Ancak İsrail'de Husilerin saldırılarının önüne geçmek için İsrail'in Yemen'e yönelik operasyonlarının yeterli olmayacağı ve ABD veya Batılı güçlerin desteğiyle bu operasyonel zorluğun aşılabileceği öne sürülüyor. İsrail medyasında ABD'nin desteğiyle saldırıların artırılacağı ve bu konuda yeni seçilecek Başkan Donald Trump’ın 20 Ocak'ta göreve başlamasıyla daha etkili önlemler alınacağı beklentileri dillendiriliyor.

Haberin Devamı
İSRAİL 5 GAZETECİYİ ÖLDÜRDÜ

İsrail'in Gazze Şeridi'nin orta kesimindeki Nusayrat Mülteci Kampı'nda El-Kuds el-Yevm (alqudstoday-tv) televizyonuna ait canlı yayın aracına düzenlediği bombalı saldırıda 5 gazetecinin öldüğü bildirildi.

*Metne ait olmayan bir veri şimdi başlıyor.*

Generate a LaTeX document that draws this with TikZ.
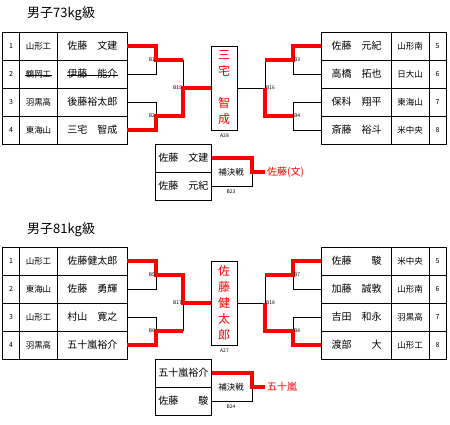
\documentclass[tikz,border=0pt]{standalone}
\usepackage{fontspec}
\setmainfont{Noto Sans CJK JP}
\begin{document}
\begin{tikzpicture}[x=1pt,y=-1pt,
  cellbase/.style={draw, line width=0.9pt, inner sep=0pt, minimum height=28pt},
  numc/.style={cellbase, minimum width=17pt, font=\fontsize{7}{7}\selectfont},
  schc/.style={cellbase, minimum width=38pt, font=\fontsize{8.5}{8.5}\selectfont},
  namec/.style={cellbase, minimum width=69.5pt, font=\fontsize{10}{10}\selectfont},
  repc/.style={cellbase, minimum width=55.3pt, font=\fontsize{10}{10}\selectfont},
  titlet/.style={anchor=west, inner sep=0pt, font=\fontsize{13}{13}\selectfont},
  finalbox/.style={draw, line width=0.9pt, minimum width=26pt, minimum height=84pt, inner sep=0pt, align=center, text=red, font=\fontsize{12}{16}\selectfont},
  lbl/.style={inner sep=0.3pt, font=\fontsize{5}{5}\selectfont},
  bl/.style={draw=black, line width=0.8pt},
  rl/.style={draw=red, line width=3.5pt, line join=miter},
  restext/.style={anchor=west, inner sep=2pt, text=red, font=\fontsize{10}{10}\selectfont},
  rctext/.style={inner sep=0pt, font=\fontsize{8.5}{8.5}\selectfont}
]
\useasboundingbox (0,0) rectangle (450,425);

% ================= 73kg =================
\node[titlet] (aT) at (27,14) {男子73kg級};
% left table
\node[numc] (aN1) at (11,46) {1};  \node[schc] (aS1) at (38.5,46) {山形工};  \node[namec] (aP1) at (92.25,46) {佐藤　文建};
\node[numc] (aN2) at (11,74) {2};  \node[schc] (aS2) at (38.5,74) {鶴岡工};  \node[namec] (aP2) at (92.25,74) {伊藤　能介};
\node[numc] (aN3) at (11,102) {3}; \node[schc] (aS3) at (38.5,102) {羽黒高}; \node[namec] (aP3) at (92.25,102) {後藤裕太郎};
\node[numc] (aN4) at (11,130) {4}; \node[schc] (aS4) at (38.5,130) {東海山}; \node[namec] (aP4) at (92.25,130) {三宅　智成};
\draw[line width=0.6pt] (25,75.5) -- (52,75.5);
\draw[line width=0.6pt] (67,75.5) -- (118,75.5);
% right table
\node[namec] (aQ5) at (356.5,46) {佐藤　元紀};  \node[schc] (aU5) at (410,46) {山形南};  \node[numc] (aM5) at (437.5,46) {5};
\node[namec] (aQ6) at (356.5,74) {高橋　拓也};  \node[schc] (aU6) at (410,74) {日大山};  \node[numc] (aM6) at (437.5,74) {6};
\node[namec] (aQ7) at (356.5,102) {保科　翔平}; \node[schc] (aU7) at (410,102) {東海山}; \node[numc] (aM7) at (437.5,102) {7};
\node[namec] (aQ8) at (356.5,130) {斎藤　裕斗}; \node[schc] (aU8) at (410,130) {米中央}; \node[numc] (aM8) at (437.5,130) {8};
% final
\node[finalbox] (aF) at (224,88) {三\\宅\\　\\智\\成};
\node[lbl] (aA) at (224.5,136) {A28};
% junctions
\coordinate (aJ1) at (156,60);
\coordinate (aJ2) at (156,116);
\coordinate (aJ15) at (183,88);
\coordinate (aJ3) at (293,60);
\coordinate (aJ4) at (293,116);
\coordinate (aJ16) at (265,88);
% black lines
\draw[bl] (aP2.east) -| (aJ1);
\draw[bl] (aP3.east) -| (aJ2);
\draw[bl] (aJ1 -| aJ15) -- (aJ15);
\draw[bl] (aQ6.west) -| (aJ3);
\draw[bl] (aJ3 -| aJ16) -- (aJ16);
\draw[bl] (aF.east) -- (aJ16);
\draw[bl] (aQ7.west) -| (aJ4);
\draw[bl] (aQ8.west) -| (aJ4);
% red lines
\draw[rl] (aP1.east) -| (aJ1) -- (aJ1 -| aJ15);
\draw[rl] (aP4.east) -| (aJ2) -- (aJ2 -| aJ15) -- (aJ15) -- (aF.west);
\draw[rl] (aQ5.west) -| (aJ3) -- (aJ3 -| aJ16);
\draw[rl] (aJ16) |- (aJ4);
% labels
\node[lbl, anchor=east] (aB1) at (155.5,60) {B1};
\node[lbl, anchor=east] (aB2) at (155.5,116) {B2};
\node[lbl, anchor=east] (aB15) at (182.5,88) {B15};
\node[lbl, anchor=west] (aB3) at (293.5,60) {B3};
\node[lbl, anchor=west] (aB4) at (293.5,116) {B4};
\node[lbl, anchor=west] (aB16) at (265.5,88) {B16};
% repechage
\node[repc] (aR1) at (183.4,158) {佐藤　文建};
\node[repc] (aR2) at (183.4,186) {佐藤　元紀};
\coordinate (aJ23) at (252,172);
\node[rctext] (aRC) at (231,172.5) {補決戦};
\node[lbl] (aB23) at (231,192) {B23};
\node[restext] (aRes) at (265,172) {佐藤(文)};
\draw[bl] (aR2.east) -| (aJ23);
\draw[rl] (aR1.east) -| (aJ23) -- (aRes.west);

% ================= 81kg =================
\begin{scope}[shift={(0,215)}]
\node[titlet] (bT) at (27,15) {男子81kg級};
\node[numc] (bN1) at (11,46) {1};  \node[schc] (bS1) at (38.5,46) {山形工};  \node[namec] (bP1) at (92.25,46) {佐藤健太郎};
\node[numc] (bN2) at (11,74) {2};  \node[schc] (bS2) at (38.5,74) {東海山};  \node[namec] (bP2) at (92.25,74) {佐藤　勇輝};
\node[numc] (bN3) at (11,102) {3}; \node[schc] (bS3) at (38.5,102) {山形工}; \node[namec] (bP3) at (92.25,102) {村山　寛之};
\node[numc] (bN4) at (11,130) {4}; \node[schc] (bS4) at (38.5,130) {羽黒高}; \node[namec] (bP4) at (92.25,130) {五十嵐裕介};
\node[namec] (bQ5) at (356.5,46) {佐藤　　駿};  \node[schc] (bU5) at (410,46) {米中央};  \node[numc] (bM5) at (437.5,46) {5};
\node[namec] (bQ6) at (356.5,74) {加藤　誠敦};  \node[schc] (bU6) at (410,74) {山形南};  \node[numc] (bM6) at (437.5,74) {6};
\node[namec] (bQ7) at (356.5,102) {吉田　和永}; \node[schc] (bU7) at (410,102) {羽黒高}; \node[numc] (bM7) at (437.5,102) {7};
\node[namec] (bQ8) at (356.5,130) {渡部　　大}; \node[schc] (bU8) at (410,130) {山形工}; \node[numc] (bM8) at (437.5,130) {8};
\node[finalbox] (bF) at (224,88) {佐\\藤\\健\\太\\郎};
\node[lbl] (bA) at (224.5,136) {A27};
\coordinate (bJ1) at (156,60);
\coordinate (bJ2) at (156,116);
\coordinate (bJ17) at (183,88);
\coordinate (bJ3) at (293,60);
\coordinate (bJ4) at (293,116);
\coordinate (bJ18) at (265,88);
\draw[bl] (bP2.east) -| (bJ1);
\draw[bl] (bP3.east) -| (bJ2);
\draw[bl] (bJ2 -| bJ17) -- (bJ17);
\draw[bl] (bQ6.west) -| (bJ3);
\draw[bl] (bJ3 -| bJ18) -- (bJ18);
\draw[bl] (bF.east) -- (bJ18);
\draw[bl] (bQ7.west) -| (bJ4);
\draw[rl] (bP1.east) -| (bJ1) -- (bJ1 -| bJ17) -- (bJ17) -- (bF.west);
\draw[rl] (bP4.east) -| (bJ2) -- (bJ2 -| bJ17);
\draw[rl] (bQ5.west) -| (bJ3) -- (bJ3 -| bJ18);
\draw[rl] (bJ18) |- (bJ4) |- (bQ8.west);
\node[lbl, anchor=east] (bB5) at (155.5,60) {B5};
\node[lbl, anchor=east] (bB6) at (155.5,116) {B6};
\node[lbl, anchor=east] (bB17) at (182.5,88) {B17};
\node[lbl, anchor=west] (bB7) at (293.5,60) {B7};
\node[lbl, anchor=west] (bB8) at (293.5,116) {B8};
\node[lbl, anchor=west] (bB18) at (265.5,88) {B18};
\node[repc] (bR1) at (183.4,158) {五十嵐裕介};
\node[repc] (bR2) at (183.4,186) {佐藤　　駿};
\coordinate (bJ24) at (252,172);
\node[rctext] (bRC) at (231,172.5) {補決戦};
\node[lbl] (bB24) at (231,192) {B24};
\node[restext] (bRes) at (265,172) {五十嵐};
\draw[bl] (bR2.east) -| (bJ24);
\draw[rl] (bR1.east) -| (bJ24) -- (bRes.west);
\end{scope}
\end{tikzpicture}
\end{document}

Gazze sağlık yetkililerinden sağlık görevlilerine göre, beş gazetecinin ölümüne yol açan İsrail saldırısının ardından Sivil Savunma üyeleri bir yayın aracında çıkan yangını söndürdü. İsrail'in Gazze'ye son iki yılda düzenlediği saldırılarda hayatını kaybeden gazeteci sayısı 201'e yükseldi.

KENDİ MÜZAKERECİLERİ BİLE İSYANDA!

 

İsrail'in müzakere heyetindeki yetkililer, Başbakan Binyamin Netanyahu'yu ve Savunma Bakanı Yisrael Katz'ı, Hamas'la yürütülen ateşkes ve esir takası müzakerelerine zarar verecek açıklamalar yapmakla suçladı. Yedioth Ahronoth gazetesinin haberine göre, İsrailli müzakere heyetindeki yetkililer, Savunma Bakanı Katz'ın Philadelphi Koridoru'na ilişkin açıklamalarının "müzakereleri patlatabileceğini" söyledi.

İsrailli yetkililer, "Kaçırılanların (Gazze'deki esirler) listesinin alınması gereken kritik günlerde olduğumuz açık ve bunlar esneklik ve iyi niyet gerektiren günler." ifadelerini kullandı. Netanyahu ve Katz'a, "bu kritik noktadan hareketle savaşı bitirmeyeceklerini ve ordunun Gazze'yi kontrol edeceğini ilan etmemeleri" çağrısında bulunan yetkililer, "Bu açıklamalar çok büyük zararlara yol açtı, gerçekten şoke edici." değerlendirmesinde bulundu.

Yetkililer, bu açıklamaların anlaşma olmayacağı anlamına gelmediğini ancak Netanyahu'nun Wall Street Journal'a verdiği röportajın ardından Katz'ın yaptığı açıklamaların, anlaşmanın yapılmasına katkı sağlamadığını aktardı.

YUSUF MAKAMINA BASKIN!

Görgü tanıkları, Filistin topraklarını gasbeden İsraillileri taşıyan otobüsler ve bir buldozerin eşlik ettiği onlarca İsrail askeri aracının, Yusuf Makamı'na gelerek etrafına konuşlandığını belirtti. Yusuf Makamı'nın çevresinde Filistinli gençlerle İsrail ordusu arasında olaylar çıktığını ifade eden görgü tanıkları, olaylar sırasında ölen veya yaralanan olup olmadığına dair bilgi vermedi.

NABLUS'TAKİ 'YUSUF MAKAMI'

İsrailliler, dini ritüeller gerçekleştirmek için İsrail ordusunun korumasında sık sık "Yusuf Makamı" olarak bilinen bölgeye baskınlar düzenliyor. Yahudiler, işgal altındaki Batı Şeria'da Filistin yönetiminin kontrolündeki Nablus kentinde yer alan Yusuf Makamı'nda Hazreti Yusuf'un kabrinin bulunduğuna inanıyor. Ancak birçok arkeolog, söz konusu kabrin birkaç asırlık geçmişi bulunduğunu ve Yusuf ed-Duveykat isimli bir Müslüman'a ait olduğunu ifade ediyor.